Social expectations do not, after all, disappear overnight. So Floriane makes sure to lead by example. “I’m trying to tighten up the work-life balance for myself and I know if people see me leave the office not too late... the importance of the role model in Japan is very crucial. If you are seen to leave the agency then people will feel a bit less guilty.” 

The really major measure has been to implement a summer hours programme. From July to September staff are encouraged to leave at 3pm on a Friday. The genius of the scheme is twofold – as everyone leaves early, nobody feels like they’re breaking peer group expectations by leaving. And, secondly, giving people the chance to experience the joy of a free summer afternoon and a slightly longer weekend helps them buy into the positive aspects of a better work-life balance.

“In Japan, it gets dark at 6 o’clock even in the summer, they don’t have these really long evenings that you can enjoy, like in Europe where you can sit out until 9 or 10 because of the light. People are used to the fact that you leave the agency at 7 or 8 or 9 and it’s dark, so to give them the possibility to get out of the agency at 3 so they can still enjoy the light is something very precious,” says Floriane. “Because they’ve enjoyed that and the pure joy of starting your weekend a bit earlier and having this relaxed time with friends and family there is then the incentive to go earlier.”

The scheme has been possible thanks to support from clients.
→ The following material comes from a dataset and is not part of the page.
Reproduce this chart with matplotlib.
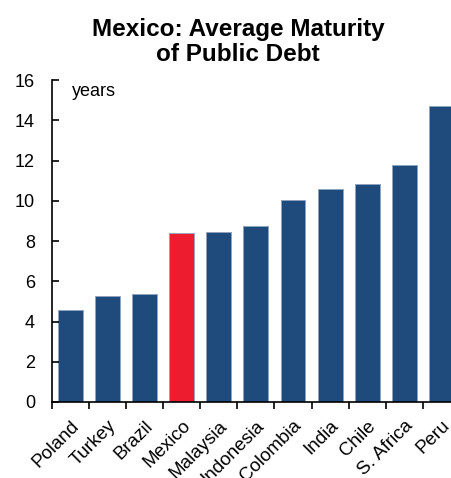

Indeed, it’s often client expectations and demands that drive the long-hour culture in agencies.

And it seems that these various measures – along with a beefed up work from home scheme – have been helping. Overtime hours are down and, says Floriane, what’s particularly heartening are the emails she gets from employees.

That’s not to say that overtime has been eradicated completely. What Floriane hopes to do is to improve working conditions in a way that meshes with Japanese culture. As a French woman, she comes from a culture that appreciates joie de vivre, but she’s aware that the Gallic approach can’t simply be transplanted to Japan. “There is such attention to detail and I love that because Japan is the realm of aestheticism. Everything is beautiful, everything is very well crafted but unfortunately time is the price of the dedication of the people who are doing it. We need to keep that in mind very much and to give them some tools to be more efficient but without killing that pride of doing things in the right way.”

Things are, however, starting to change. Young people are more likely to consider things like working conditions and happiness more than older generations. And that makes agencies like Publicis One – that are taking the topic seriously – a lot more competitive when it comes to attracting talent. And that is great news from a business perspective. With unemployment in the country at its lowest for two decades – Japan is tied with Iceland in having the lowest unemployment rate of the 35 OECD countries – there are more vacancies in agencies than people to fill them. In a country that traditionally operated on a company-for-life basis, there are job offers flying around and lots of competitive poaching. So that means agencies that can offer the most appealing setup can attract and retain the best talent.

And what’s more, this momentum towards achieving a better balance is just one part of a whole raft of changes that are assailing the Japanese advertising industry. “The challenge in Japan is that this industry, like everywhere else in the world, is undergoing a transformation. But unlike other countries – and this isn’t just my opinion, it’s the opinion of my peers – this transformation is happening overnight,” says Floriane.